Хрущёв, а это, бесспорно, один из наиболее мыслящих генералов Крымской войны, считал, что у главнокомандующего, не имевшего никакой информации о положении и действиях союзников (хотя это его ошибка), вариант действий в их тыл и фланг были единственно верным решением. «…При этом главнокомандующий сохранял в тылу у себя пути, по которым могли прибыть к армии подкрепления, и вместе с тем сохранял сообщение с Севастополем».{323}
Своими действиями князь не только оправдал поражение на Альме, но и внес вклад в военную теорию, убедительно подтвердив: чтобы «…удержать за собой более выгодное сообщение, обороняющийся может: или занять на этом сообщении позицию в тылу блокирующего, как сделал, например, князь Меншиков (1854 г.), став на дороге Севастополь-Бахчисарай и тем самым заставив англо-французов очистить сообщение Севастополя через северную сторону, или удерживать сообщение с помощью на нем укрепляемых этапных постов… как, например, турки охраняли путь ПлевнаСофия в кампанию 1877 г…».{324}
Граф Остен-Сакен в числе сторонников главнокомандующего: «Заслонение сообщений было необходимостью; но смелое фланговое движение, притом армией, понесшей поражение, и занятие положения, угрожающего флангу неприятеля, было следствием прекрасного военного соображения».{325}
Но Сакен не может внятно ответить на вопрос, заданный ему архиепископом Иннокентием Таврическим: «Почему мы, с нашими силами, у себя дома, где, как говорится, и стены помогают, ведем войну оборонительную и не можем перейти в наступление? Феномен необыкновенный в истории войн!».{326}
Нужно сказать, что по воспоминаниям современников, священник оказался более прозорливым, нежели те, кому это по должности было положено. Незадолго до высадки союзников он, совершая объезд Таврии и Крыма, был удивлен вопиющей беспечности и самоуспокоенности местных военачальников: «Мы спали тогда, как бы среди глубокого мира; войска было мало, и то разбросано».{327}
Подобно Иннокентию, не все высоко оценили действия князя. Были те, кто видел в отводе войск от Севастополя чуть ли не предательство. Вездесущий Ден, которого Меншикову не удалось провести, во всеуслышание заявляет: «русский ли был главнокомандующий кн. Меншиков?». Отвечает тоже сам: «…это был аспид, а не человек».{328}
Оставим в покое жесточайшую критику Деном неурядиц, неопределенности приказаний, суматохи, разброда творившихся в рядах отступавших войск.{329} В них много личного, тем более, никто это не отрицает. Признаем, что только благодаря отводу войск от крепости Меншиков сумел и восстановить управление, и взять ситуацию под контроль. В этом еще один скрытый смысл маневра, удачно реализованный князем. Он, вспомним, вывел из города войска психологически надломленные, оскорбленные поражением, которые более были вредны в крепости, нежели полезны. После в гарнизон вводились войска или свежие, или прежние, но отдохнувшие, восстановившиеся морально, вернувшие себе возможность драться.

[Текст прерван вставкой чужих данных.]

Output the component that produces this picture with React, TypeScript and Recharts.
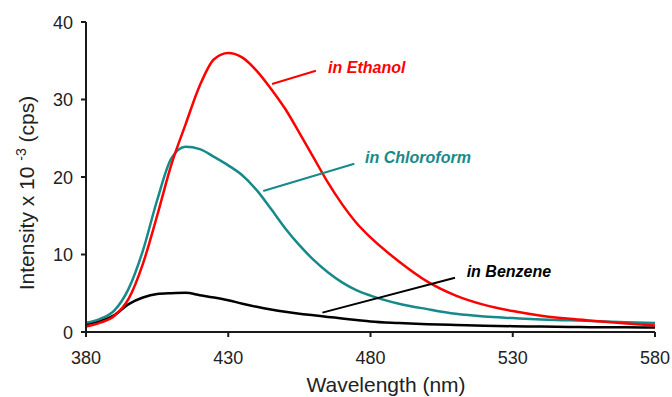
import React from 'react';
import { LineChart, Line, XAxis, YAxis, ReferenceLine, ReferenceDot } from 'recharts';

const wavelengths = [380, 385, 390, 395, 400, 405, 410, 415, 420, 425, 430, 435, 440, 445, 450, 455, 460, 465, 470, 475, 480, 490, 500, 510, 520, 530, 540, 550, 560, 570, 580];
const ethanol = [0.7, 1.2, 2.1, 4.3, 8.8, 15.0, 21.6, 26.8, 31.8, 35.2, 36.0, 35.4, 33.7, 31.4, 28.8, 25.7, 22.5, 19.3, 16.5, 14.1, 12.2, 9.1, 6.5, 4.7, 3.5, 2.7, 2.1, 1.7, 1.4, 1.1, 0.85];
const chloroform = [1.2, 1.7, 2.8, 5.6, 10.5, 17.0, 22.4, 23.9, 23.6, 22.6, 21.5, 20.2, 18.3, 15.9, 13.4, 11.2, 9.3, 7.7, 6.4, 5.4, 4.7, 3.65, 2.95, 2.35, 2.0, 1.8, 1.62, 1.5, 1.38, 1.25, 1.15];
const benzene = [1.0, 1.4, 2.2, 3.6, 4.45, 4.9, 5.0, 5.05, 4.75, 4.45, 4.1, 3.65, 3.25, 2.9, 2.6, 2.35, 2.15, 1.95, 1.75, 1.55, 1.35, 1.15, 1.0, 0.9, 0.8, 0.75, 0.7, 0.65, 0.6, 0.6, 0.58];

const xTicks = [380, 430, 480, 530, 580];
const yTicks = [0, 10, 20, 30, 40];

const annotations = [
  { label: 'in Ethanol', color: '#ff0000', from: [445.4, 32.0], to: [460.8, 33.7], text: [465.1, 34.1] },
  { label: 'in Chloroform', color: '#168a8a', from: [442.3, 18.2], to: [474.3, 21.7], text: [478.1, 22.5] },
  { label: 'in Benzene', color: '#000000', from: [463.1, 2.5], to: [509.7, 7.0], text: [513.8, 7.8] },
];

const data = wavelengths.map((w, i) => ({ w, ethanol: ethanol[i], chloroform: chloroform[i], benzene: benzene[i] }));

const FONT = "Arial, 'Liberation Sans', sans-serif";

const XTick = (props: any) => {
  const { x, y, payload } = props;
  return (
    <text x={x} y={y} dy={23} textAnchor="middle" fontFamily={FONT} fontSize={18} fill="#222">
      {payload.value}
    </text>
  );
};

const YTick = (props: any) => {
  const { x, y, payload } = props;
  return (
    <text x={x} y={y} dy={6.5} textAnchor="end" fontFamily={FONT} fontSize={18} fill="#222">
      {payload.value}
    </text>
  );
};

export default function App() {
  return (
    <div style={{ position: 'absolute', left: 0, top: 0, width: 672, height: 397, background: '#fff' }}>
      <LineChart width={672} height={397} data={data} margin={{ top: 22, right: 17, bottom: 25, left: 26 }}>
        <XAxis
          dataKey="w"
          type="number"
          domain={[380, 580]}
          ticks={xTicks}
          tickSize={5}
          tickMargin={4}
          height={40}
          stroke="#1a1a1a"
          strokeWidth={2}
          tick={<XTick />}
          label={{
            content: () => (
              <text x={386} y={392} textAnchor="middle" fontFamily={FONT} fontSize={21} fill="#222">
                Wavelength (nm)
              </text>
            ),
          }}
        />
        <YAxis
          type="number"
          domain={[0, 40]}
          ticks={yTicks}
          tickSize={5}
          tickMargin={8}
          width={60}
          stroke="#1a1a1a"
          strokeWidth={2}
          tick={<YTick />}
          label={{
            content: () => (
              <text transform="translate(34,193) rotate(-90)" textAnchor="middle" fontFamily={FONT} fontSize={21} fill="#222">
                <tspan>Intensity x 10 </tspan>
                <tspan dy={-8} fontSize={14}>-3</tspan>
                <tspan dy={8}> (cps)</tspan>
              </text>
            ),
          }}
        />
        <Line type="monotone" dataKey="benzene" stroke="#000000" strokeWidth={2.5} dot={false} isAnimationActive={false} />
        <Line type="monotone" dataKey="chloroform" stroke="#168a8a" strokeWidth={2.5} dot={false} isAnimationActive={false} />
        <Line type="monotone" dataKey="ethanol" stroke="#ff0000" strokeWidth={2.5} dot={false} isAnimationActive={false} />
        {annotations.map((a) => (
          <ReferenceLine
            key={a.label + '-line'}
            segment={[{ x: a.from[0], y: a.from[1] }, { x: a.to[0], y: a.to[1] }]}
            stroke={a.color}
            strokeWidth={2}
          />
        ))}
        {annotations.map((a) => (
          <ReferenceDot
            key={a.label + '-text'}
            x={a.text[0]}
            y={a.text[1]}
            r={0}
            shape={(p: any) => (
              <text x={p.cx} y={p.cy} dy={5.5} textAnchor="start" fontFamily={FONT} fontSize={16} fontWeight="bold" fontStyle="italic" fill={a.color}>
                {a.label}
              </text>
            )}
          />
        ))}
      </LineChart>
    </div>
  );
}
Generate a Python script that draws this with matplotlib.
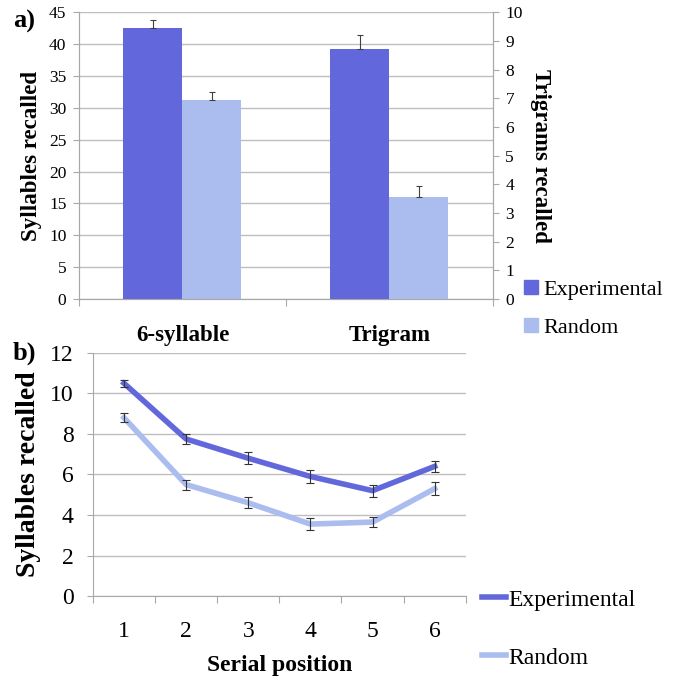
import matplotlib
matplotlib.use("Agg")
import matplotlib.pyplot as plt
import numpy as np
from matplotlib.lines import Line2D
from matplotlib.patches import Patch

plt.rcParams['font.family'] = 'serif'
plt.rcParams['font.serif'] = ['Liberation Serif', 'TeX Gyre Termes', 'FreeSerif', 'DejaVu Serif']

# ---- data ----
bar_categories = ["6-syllable", "Trigram"]
series_names = ["Experimental", "Random"]
syll_exp, syll_exp_err = 42.5, 1.2
syll_rand, syll_rand_err = 31.2, 1.2
tri_exp, tri_exp_err = 8.7, 0.5
tri_rand, tri_rand_err = 3.55, 0.4

positions = [1, 2, 3, 4, 5, 6]
exp_vals = [10.5, 7.75, 6.8, 5.9, 5.2, 6.4]
exp_err = [0.17, 0.26, 0.3, 0.33, 0.3, 0.28]
rand_vals = [8.8, 5.5, 4.6, 3.55, 3.65, 5.3]
rand_err = [0.22, 0.25, 0.28, 0.28, 0.26, 0.32]

c_exp = "#6268DB"
c_rand = "#ABBDEF"
grid_c = "#BEBEBE"
spine_c = "#A8A8A8"

fig = plt.figure(figsize=(6.78, 6.76), dpi=100)

# ---- panel a ----
ax = fig.add_axes([0.1165, 0.5577, 0.727 - 0.1165, 0.982 - 0.5577])
ax2 = ax.twinx()
w = 0.285
ax.bar(0 - w / 2, syll_exp, w, color=c_exp, zorder=3)
ax.bar(0 + w / 2, syll_rand, w, color=c_rand, zorder=3)
ax.errorbar([0 - w / 2], [syll_exp], yerr=[[0], [syll_exp_err]], fmt='none',
            ecolor='#404040', elinewidth=0.8, capsize=2.5, capthick=0.8, zorder=4)
ax.errorbar([0 + w / 2], [syll_rand], yerr=[[0], [syll_rand_err]], fmt='none',
            ecolor='#404040', elinewidth=0.8, capsize=2.5, capthick=0.8, zorder=4)
ax2.bar(1 - w / 2, tri_exp, w, color=c_exp, zorder=3)
ax2.bar(1 + w / 2, tri_rand, w, color=c_rand, zorder=3)
ax2.errorbar([1 - w / 2], [tri_exp], yerr=[[0], [tri_exp_err]], fmt='none',
             ecolor='#404040', elinewidth=0.8, capsize=2.5, capthick=0.8, zorder=4)
ax2.errorbar([1 + w / 2], [tri_rand], yerr=[[0], [tri_rand_err]], fmt='none',
             ecolor='#404040', elinewidth=0.8, capsize=2.5, capthick=0.8, zorder=4)

ax.set_xlim(-0.5, 1.5)
ax.set_ylim(0, 45)
ax.set_yticks(np.arange(0, 46, 5))
ax2.set_ylim(0, 10)
ax2.set_yticks(np.arange(0, 11, 1))
ax.yaxis.grid(True, color=grid_c, linewidth=1.0, zorder=0)
ax.set_axisbelow(True)
ax.set_xticks([-0.5, 0.5, 1.5])
ax.set_xticklabels([])
ax.set_xticks([0, 1], minor=True)
ax.set_xticklabels(bar_categories, minor=True, fontsize=16.5, fontweight='bold')
ax.tick_params(axis='x', which='minor', length=0, pad=19)
ax.tick_params(axis='x', which='major', length=5, color=spine_c, direction='out')
ax.tick_params(axis='y', length=4, color=spine_c, labelsize=12.5, pad=5)
ax2.tick_params(axis='y', length=4, color=spine_c, labelsize=12.5, pad=5)
for a in (ax, ax2):
    a.spines['top'].set_visible(False)
    for s in ('left', 'right', 'bottom'):
        a.spines[s].set_color(spine_c)
ax.set_ylabel("Syllables recalled", fontsize=16.5, fontweight='bold', labelpad=5)
ax2.set_ylabel("Trigrams recalled", fontsize=16.5, fontweight='bold', rotation=-90, labelpad=20)
fig.text(0.019, 0.968, "a)", fontsize=19, fontweight='bold', va='center')

handles_a = [Patch(color=c_exp), Patch(color=c_rand)]
fig.legend(handles_a, series_names, loc='upper left', bbox_to_anchor=(0.744, 0.615), frameon=False,
           fontsize=16, handlelength=0.6, handleheight=0.6, handletextpad=0.25, labelspacing=0.8)

# ---- panel b ----
bx = fig.add_axes([0.137, 0.1183, 0.687 - 0.137, 0.478 - 0.1183])
bx.plot(positions, exp_vals, color=c_exp, linewidth=4, zorder=3, solid_joinstyle='round')
bx.plot(positions, rand_vals, color=c_rand, linewidth=4, zorder=3, solid_joinstyle='round')
bx.errorbar(positions, exp_vals, yerr=exp_err, fmt='none', ecolor='#333333',
            elinewidth=0.8, capsize=3, capthick=0.8, zorder=4)
bx.errorbar(positions, rand_vals, yerr=rand_err, fmt='none', ecolor='#333333',
            elinewidth=0.8, capsize=3, capthick=0.8, zorder=4)
bx.set_xlim(0.5, 6.5)
bx.set_ylim(0, 12)
bx.set_yticks(np.arange(0, 13, 2))
bx.yaxis.grid(True, color=grid_c, linewidth=1.0, zorder=0)
bx.set_axisbelow(True)
bx.set_xticks(np.arange(0.5, 6.6, 1.0))
bx.set_xticklabels([])
bx.set_xticks(positions, minor=True)
bx.set_xticklabels([str(p) for p in positions], minor=True, fontsize=17)
bx.tick_params(axis='x', which='minor', length=0, pad=18)
bx.tick_params(axis='x', which='major', length=5, color=spine_c, direction='out')
bx.tick_params(axis='y', length=4, color=spine_c, labelsize=17, pad=10)
for s in ('top', 'right'):
    bx.spines[s].set_visible(False)
for s in ('left', 'bottom'):
    bx.spines[s].set_color(spine_c)
bx.set_ylabel("Syllables recalled", fontsize=20, fontweight='bold', labelpad=6)
bx.set_xlabel("Serial position", fontsize=17, fontweight='bold', labelpad=9)
fig.text(0.019, 0.478, "b)", fontsize=19, fontweight='bold', va='center')

handles_b = [Line2D([0], [0], color=c_exp, linewidth=4), Line2D([0], [0], color=c_rand, linewidth=4)]
fig.legend(handles_b, series_names, loc='upper left', bbox_to_anchor=(0.68, 0.16), frameon=False,
           fontsize=17, handlelength=1.0, handletextpad=0.1, labelspacing=1.55)

fig.savefig("out.png", dpi=100)
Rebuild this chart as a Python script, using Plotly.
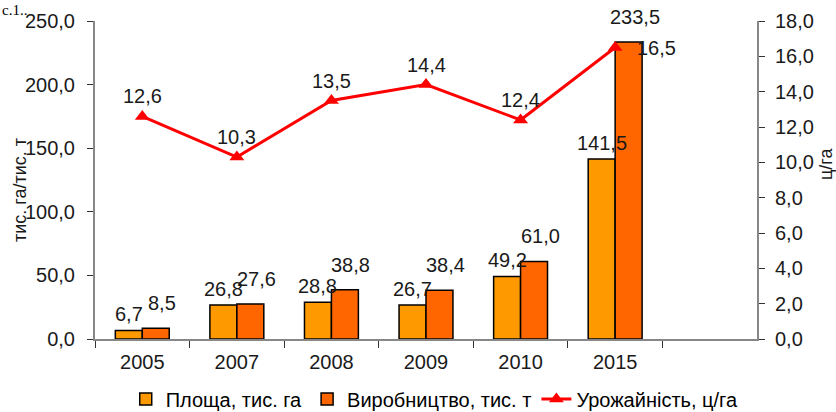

Позволю поддержать бытовавшее в российской военной мысли суждение в защиту своей пехоты, которую во второй половине XIX в. было модно «пинать» за Севастополь, а вскоре и за Плевну. «Оставляя в стороне употребление пехоты в таких делах, как сражения под Инкерманом и на Черной речке, которые скорее были вредны, нежели полезны для обороны, разве не пехота вынесла на своих плечах, не говорим уже — массу оборонительных работ, но ту контр-апрошную войну, те беспрестанные вылазки, отбитые штурмы, словом — все то, чем обусловливалась возможность продолжительного сопротивления обороняющего».{330}
Традиционно добавлю «ложку дегтя». Не стоит до восторженного визга идеализировать личную заслугу князя. Русские специалисты в вопросах военной теории начала XX в. считали, что тот факт, что союзникам не удалось взять под контроль сообщение Севастополя с континентальной Россией, в определенной степени не столько заслуга главнокомандующего, как следствие определенной малочисленности союзного контингента, еще только начавшего получать подкрепления.{331}
А теперь подведем итог. 13 (25) сентября 1854 г. рискованным фланговым маневром Меншиков из опасения быть заблокированным в крепости ушел на бахчисарайскую дорогу, занял угрожающее относительно позиций союзников положение и сохранил сообщение с Россией. Отныне русская армия оставалась в виде Дамоклова меча, постоянно грозившего блокирующими действиями, нападениями против осаждавшей Севастополь неприятельской силы.{332} Угроза быть запертой в крепости, то есть самого страшного для армии положения,{333} миновала.